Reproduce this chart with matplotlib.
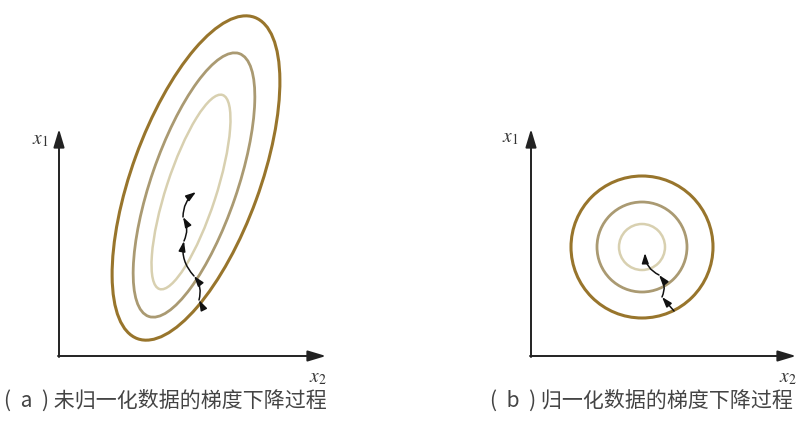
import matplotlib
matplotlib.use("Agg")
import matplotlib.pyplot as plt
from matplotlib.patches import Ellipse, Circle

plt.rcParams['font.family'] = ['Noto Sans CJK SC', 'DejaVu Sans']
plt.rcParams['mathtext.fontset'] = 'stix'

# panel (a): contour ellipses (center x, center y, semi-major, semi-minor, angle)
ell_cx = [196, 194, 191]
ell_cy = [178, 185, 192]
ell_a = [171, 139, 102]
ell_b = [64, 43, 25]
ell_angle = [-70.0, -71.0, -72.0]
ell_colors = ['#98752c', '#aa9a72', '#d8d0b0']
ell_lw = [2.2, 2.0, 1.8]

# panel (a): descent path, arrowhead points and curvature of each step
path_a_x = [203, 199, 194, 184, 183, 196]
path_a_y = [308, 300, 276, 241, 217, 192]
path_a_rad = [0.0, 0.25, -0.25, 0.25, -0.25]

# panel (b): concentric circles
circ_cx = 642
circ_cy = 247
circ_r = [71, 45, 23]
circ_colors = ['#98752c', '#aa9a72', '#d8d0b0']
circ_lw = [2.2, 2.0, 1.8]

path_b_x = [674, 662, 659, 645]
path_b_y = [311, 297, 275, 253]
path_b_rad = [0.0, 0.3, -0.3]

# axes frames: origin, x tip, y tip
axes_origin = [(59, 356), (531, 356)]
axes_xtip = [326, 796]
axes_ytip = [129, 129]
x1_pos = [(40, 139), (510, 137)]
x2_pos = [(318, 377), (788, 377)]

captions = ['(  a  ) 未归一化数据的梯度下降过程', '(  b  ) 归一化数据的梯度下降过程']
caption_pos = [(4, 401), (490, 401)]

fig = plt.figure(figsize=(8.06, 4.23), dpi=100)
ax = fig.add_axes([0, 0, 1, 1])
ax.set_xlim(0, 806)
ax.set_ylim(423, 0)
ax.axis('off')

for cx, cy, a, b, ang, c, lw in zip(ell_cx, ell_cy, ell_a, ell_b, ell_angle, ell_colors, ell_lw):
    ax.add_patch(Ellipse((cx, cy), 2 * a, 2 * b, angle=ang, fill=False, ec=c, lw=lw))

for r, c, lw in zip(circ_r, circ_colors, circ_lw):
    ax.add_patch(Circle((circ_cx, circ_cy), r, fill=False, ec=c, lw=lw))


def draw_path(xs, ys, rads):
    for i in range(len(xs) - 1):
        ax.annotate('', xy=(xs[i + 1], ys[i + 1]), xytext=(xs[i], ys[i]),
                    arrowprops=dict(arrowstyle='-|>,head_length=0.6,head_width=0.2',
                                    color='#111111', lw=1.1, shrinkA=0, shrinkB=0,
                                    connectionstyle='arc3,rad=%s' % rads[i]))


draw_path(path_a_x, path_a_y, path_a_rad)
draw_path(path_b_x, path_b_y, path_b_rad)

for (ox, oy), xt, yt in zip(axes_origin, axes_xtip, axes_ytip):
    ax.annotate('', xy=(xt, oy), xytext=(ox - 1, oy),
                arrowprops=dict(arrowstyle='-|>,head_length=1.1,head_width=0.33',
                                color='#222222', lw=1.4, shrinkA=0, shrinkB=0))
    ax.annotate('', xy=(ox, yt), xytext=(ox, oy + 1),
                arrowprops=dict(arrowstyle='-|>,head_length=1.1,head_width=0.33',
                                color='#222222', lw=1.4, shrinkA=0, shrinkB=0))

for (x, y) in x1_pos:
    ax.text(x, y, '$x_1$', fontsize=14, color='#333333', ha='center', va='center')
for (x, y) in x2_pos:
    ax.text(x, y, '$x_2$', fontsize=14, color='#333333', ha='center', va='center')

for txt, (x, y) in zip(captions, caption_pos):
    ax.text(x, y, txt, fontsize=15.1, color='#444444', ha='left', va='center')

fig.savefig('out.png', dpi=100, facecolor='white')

_ _ _

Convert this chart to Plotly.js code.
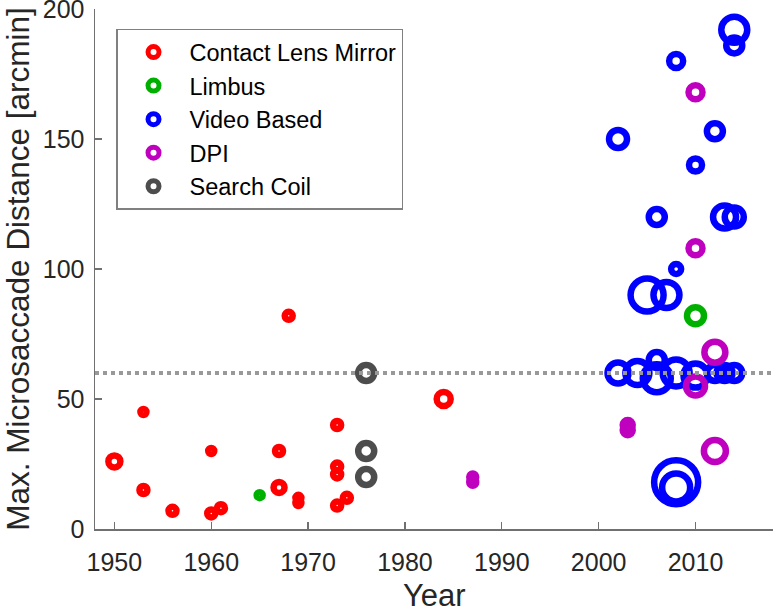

_ _ _

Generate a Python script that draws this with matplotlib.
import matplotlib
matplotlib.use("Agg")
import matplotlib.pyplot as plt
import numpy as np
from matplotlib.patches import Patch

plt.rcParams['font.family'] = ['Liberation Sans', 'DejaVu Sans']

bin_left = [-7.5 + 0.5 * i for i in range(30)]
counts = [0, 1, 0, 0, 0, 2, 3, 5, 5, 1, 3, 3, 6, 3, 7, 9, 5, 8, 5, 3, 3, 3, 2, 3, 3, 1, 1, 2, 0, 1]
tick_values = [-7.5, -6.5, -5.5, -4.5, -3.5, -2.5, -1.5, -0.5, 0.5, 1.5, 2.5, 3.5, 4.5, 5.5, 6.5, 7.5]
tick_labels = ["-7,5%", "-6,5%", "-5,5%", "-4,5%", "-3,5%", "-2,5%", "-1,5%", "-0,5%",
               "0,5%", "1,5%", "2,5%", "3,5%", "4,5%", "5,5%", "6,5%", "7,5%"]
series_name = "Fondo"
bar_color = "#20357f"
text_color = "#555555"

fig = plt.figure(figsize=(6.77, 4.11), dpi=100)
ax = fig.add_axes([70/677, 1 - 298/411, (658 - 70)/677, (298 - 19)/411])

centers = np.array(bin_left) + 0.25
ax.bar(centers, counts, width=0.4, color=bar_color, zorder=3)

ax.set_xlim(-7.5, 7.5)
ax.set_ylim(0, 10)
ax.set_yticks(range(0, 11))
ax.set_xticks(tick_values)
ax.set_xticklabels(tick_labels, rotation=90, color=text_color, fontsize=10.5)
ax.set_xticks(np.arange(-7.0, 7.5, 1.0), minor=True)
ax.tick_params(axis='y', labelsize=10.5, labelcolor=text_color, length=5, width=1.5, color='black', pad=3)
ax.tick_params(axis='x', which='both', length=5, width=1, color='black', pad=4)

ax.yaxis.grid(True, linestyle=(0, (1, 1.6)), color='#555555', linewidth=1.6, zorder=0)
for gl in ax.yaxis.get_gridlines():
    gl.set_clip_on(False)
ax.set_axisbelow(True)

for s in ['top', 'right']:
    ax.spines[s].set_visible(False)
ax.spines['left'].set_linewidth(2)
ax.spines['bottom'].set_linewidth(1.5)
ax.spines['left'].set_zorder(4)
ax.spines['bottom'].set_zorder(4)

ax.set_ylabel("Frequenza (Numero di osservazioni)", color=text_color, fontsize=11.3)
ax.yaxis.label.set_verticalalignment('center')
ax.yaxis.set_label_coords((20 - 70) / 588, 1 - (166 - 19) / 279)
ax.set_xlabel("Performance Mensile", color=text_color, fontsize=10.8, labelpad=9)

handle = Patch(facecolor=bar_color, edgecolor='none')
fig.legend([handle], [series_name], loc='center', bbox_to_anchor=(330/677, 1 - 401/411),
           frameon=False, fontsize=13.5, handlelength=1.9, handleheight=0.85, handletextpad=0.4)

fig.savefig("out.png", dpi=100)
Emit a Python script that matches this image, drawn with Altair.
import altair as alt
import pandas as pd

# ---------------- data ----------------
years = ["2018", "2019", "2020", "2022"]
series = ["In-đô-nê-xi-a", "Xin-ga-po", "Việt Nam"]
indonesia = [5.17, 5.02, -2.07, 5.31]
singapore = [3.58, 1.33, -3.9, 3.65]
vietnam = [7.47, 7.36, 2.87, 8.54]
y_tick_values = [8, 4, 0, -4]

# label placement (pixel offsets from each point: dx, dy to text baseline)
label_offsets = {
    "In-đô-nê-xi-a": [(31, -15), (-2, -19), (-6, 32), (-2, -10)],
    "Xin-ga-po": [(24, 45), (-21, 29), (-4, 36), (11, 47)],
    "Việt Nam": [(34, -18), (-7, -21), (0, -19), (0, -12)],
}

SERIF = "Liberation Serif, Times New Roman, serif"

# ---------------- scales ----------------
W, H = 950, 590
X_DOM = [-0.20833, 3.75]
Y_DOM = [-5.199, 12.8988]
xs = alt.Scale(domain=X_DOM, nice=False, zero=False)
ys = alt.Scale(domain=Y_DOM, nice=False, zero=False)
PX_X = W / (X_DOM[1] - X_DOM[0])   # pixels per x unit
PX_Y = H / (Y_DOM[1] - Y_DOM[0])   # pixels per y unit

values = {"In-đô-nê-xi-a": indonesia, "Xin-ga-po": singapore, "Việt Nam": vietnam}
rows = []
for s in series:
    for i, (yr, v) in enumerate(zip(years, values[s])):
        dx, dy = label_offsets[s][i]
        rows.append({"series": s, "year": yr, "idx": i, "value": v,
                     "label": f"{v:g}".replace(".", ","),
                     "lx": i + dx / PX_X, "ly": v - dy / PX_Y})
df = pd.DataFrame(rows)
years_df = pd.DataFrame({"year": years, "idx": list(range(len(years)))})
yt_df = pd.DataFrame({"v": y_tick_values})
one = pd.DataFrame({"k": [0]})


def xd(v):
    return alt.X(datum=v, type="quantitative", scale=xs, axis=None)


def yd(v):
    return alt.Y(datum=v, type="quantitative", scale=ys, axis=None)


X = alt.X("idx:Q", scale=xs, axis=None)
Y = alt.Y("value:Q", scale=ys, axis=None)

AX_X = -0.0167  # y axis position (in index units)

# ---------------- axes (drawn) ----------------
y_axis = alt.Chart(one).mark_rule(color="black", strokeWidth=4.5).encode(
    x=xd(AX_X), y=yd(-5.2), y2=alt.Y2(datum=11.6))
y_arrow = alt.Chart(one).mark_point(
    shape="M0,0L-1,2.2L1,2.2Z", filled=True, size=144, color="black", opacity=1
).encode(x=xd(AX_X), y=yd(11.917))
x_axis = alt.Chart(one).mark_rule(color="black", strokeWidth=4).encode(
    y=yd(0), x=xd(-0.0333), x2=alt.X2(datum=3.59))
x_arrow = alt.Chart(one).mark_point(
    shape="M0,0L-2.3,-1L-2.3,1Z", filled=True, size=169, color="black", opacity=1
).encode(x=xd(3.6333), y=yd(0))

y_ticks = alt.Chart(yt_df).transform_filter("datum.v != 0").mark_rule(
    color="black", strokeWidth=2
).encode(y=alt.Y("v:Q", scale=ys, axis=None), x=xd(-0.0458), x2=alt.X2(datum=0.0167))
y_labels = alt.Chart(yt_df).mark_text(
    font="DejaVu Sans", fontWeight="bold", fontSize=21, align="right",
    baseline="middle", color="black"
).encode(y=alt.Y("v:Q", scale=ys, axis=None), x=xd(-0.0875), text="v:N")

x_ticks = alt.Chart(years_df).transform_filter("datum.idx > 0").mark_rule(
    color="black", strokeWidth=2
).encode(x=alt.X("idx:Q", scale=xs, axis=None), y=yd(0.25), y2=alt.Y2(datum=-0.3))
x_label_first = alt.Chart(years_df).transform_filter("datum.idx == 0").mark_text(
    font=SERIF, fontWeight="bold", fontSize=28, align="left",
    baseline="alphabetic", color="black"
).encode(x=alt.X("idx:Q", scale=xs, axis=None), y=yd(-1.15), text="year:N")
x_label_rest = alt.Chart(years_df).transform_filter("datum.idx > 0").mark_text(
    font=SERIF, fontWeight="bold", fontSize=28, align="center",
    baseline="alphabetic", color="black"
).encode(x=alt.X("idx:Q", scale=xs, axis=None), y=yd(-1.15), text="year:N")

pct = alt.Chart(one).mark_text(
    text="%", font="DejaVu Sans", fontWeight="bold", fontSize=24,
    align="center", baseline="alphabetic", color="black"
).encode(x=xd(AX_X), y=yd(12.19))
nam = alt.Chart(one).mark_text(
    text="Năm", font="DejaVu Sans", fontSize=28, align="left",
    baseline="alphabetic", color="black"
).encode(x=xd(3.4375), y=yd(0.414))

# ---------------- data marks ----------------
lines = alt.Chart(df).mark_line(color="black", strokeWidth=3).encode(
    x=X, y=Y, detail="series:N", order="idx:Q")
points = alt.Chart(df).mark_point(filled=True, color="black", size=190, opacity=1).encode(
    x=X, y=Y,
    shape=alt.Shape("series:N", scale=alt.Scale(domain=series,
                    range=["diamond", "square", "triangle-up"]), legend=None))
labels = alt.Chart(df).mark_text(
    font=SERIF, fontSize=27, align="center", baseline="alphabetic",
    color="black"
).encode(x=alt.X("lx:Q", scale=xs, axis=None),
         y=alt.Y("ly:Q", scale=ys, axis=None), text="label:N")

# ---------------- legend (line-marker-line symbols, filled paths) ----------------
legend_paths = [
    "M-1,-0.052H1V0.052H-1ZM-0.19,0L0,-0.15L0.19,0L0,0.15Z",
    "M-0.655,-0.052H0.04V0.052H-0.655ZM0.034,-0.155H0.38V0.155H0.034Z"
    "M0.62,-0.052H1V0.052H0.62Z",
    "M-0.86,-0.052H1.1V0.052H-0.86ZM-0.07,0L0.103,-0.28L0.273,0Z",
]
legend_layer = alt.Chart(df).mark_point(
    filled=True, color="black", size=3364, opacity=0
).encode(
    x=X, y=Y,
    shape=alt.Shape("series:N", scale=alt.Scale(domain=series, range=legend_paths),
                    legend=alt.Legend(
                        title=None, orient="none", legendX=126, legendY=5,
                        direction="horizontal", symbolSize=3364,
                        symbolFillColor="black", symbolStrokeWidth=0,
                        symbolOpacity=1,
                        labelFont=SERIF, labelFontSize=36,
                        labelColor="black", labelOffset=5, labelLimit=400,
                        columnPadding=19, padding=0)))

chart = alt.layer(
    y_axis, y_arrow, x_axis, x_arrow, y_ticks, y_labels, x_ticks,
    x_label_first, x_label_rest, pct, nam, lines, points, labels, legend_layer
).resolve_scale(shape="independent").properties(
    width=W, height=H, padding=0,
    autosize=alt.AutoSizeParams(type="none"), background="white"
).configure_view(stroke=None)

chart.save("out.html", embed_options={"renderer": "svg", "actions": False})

_ _ _

• What needs to be done: Only the lines from the one with "Reproduce this chart with matplotlib." through the one with "r, fill=False, ec=c, lw=lw))" belong in your copy; retype them exactly and drop any pictures.

• Answer to this exercise:
Reproduce this chart with matplotlib.
import matplotlib
matplotlib.use("Agg")
import matplotlib.pyplot as plt
from matplotlib.patches import Ellipse, Circle

plt.rcParams['font.family'] = ['Noto Sans CJK SC', 'DejaVu Sans']
plt.rcParams['mathtext.fontset'] = 'stix'

# panel (a): contour ellipses (center x, center y, semi-major, semi-minor, angle)
ell_cx = [196, 194, 191]
ell_cy = [178, 185, 192]
ell_a = [171, 139, 102]
ell_b = [64, 43, 25]
ell_angle = [-70.0, -71.0, -72.0]
ell_colors = ['#98752c', '#aa9a72', '#d8d0b0']
ell_lw = [2.2, 2.0, 1.8]

# panel (a): descent path, arrowhead points and curvature of each step
path_a_x = [203, 199, 194, 184, 183, 196]
path_a_y = [308, 300, 276, 241, 217, 192]
path_a_rad = [0.0, 0.25, -0.25, 0.25, -0.25]

# panel (b): concentric circles
circ_cx = 642
circ_cy = 247
circ_r = [71, 45, 23]
circ_colors = ['#98752c', '#aa9a72', '#d8d0b0']
circ_lw = [2.2, 2.0, 1.8]

path_b_x = [674, 662, 659, 645]
path_b_y = [311, 297, 275, 253]
path_b_rad = [0.0, 0.3, -0.3]

# axes frames: origin, x tip, y tip
axes_origin = [(59, 356), (531, 356)]
axes_xtip = [326, 796]
axes_ytip = [129, 129]
x1_pos = [(40, 139), (510, 137)]
x2_pos = [(318, 377), (788, 377)]

captions = ['(  a  ) 未归一化数据的梯度下降过程', '(  b  ) 归一化数据的梯度下降过程']
caption_pos = [(4, 401), (490, 401)]

fig = plt.figure(figsize=(8.06, 4.23), dpi=100)
ax = fig.add_axes([0, 0, 1, 1])
ax.set_xlim(0, 806)
ax.set_ylim(423, 0)
ax.axis('off')

for cx, cy, a, b, ang, c, lw in zip(ell_cx, ell_cy, ell_a, ell_b, ell_angle, ell_colors, ell_lw):
    ax.add_patch(Ellipse((cx, cy), 2 * a, 2 * b, angle=ang, fill=False, ec=c, lw=lw))

for r, c, lw in zip(circ_r, circ_colors, circ_lw):
    ax.add_patch(Circle((circ_cx, circ_cy), r, fill=False, ec=c, lw=lw))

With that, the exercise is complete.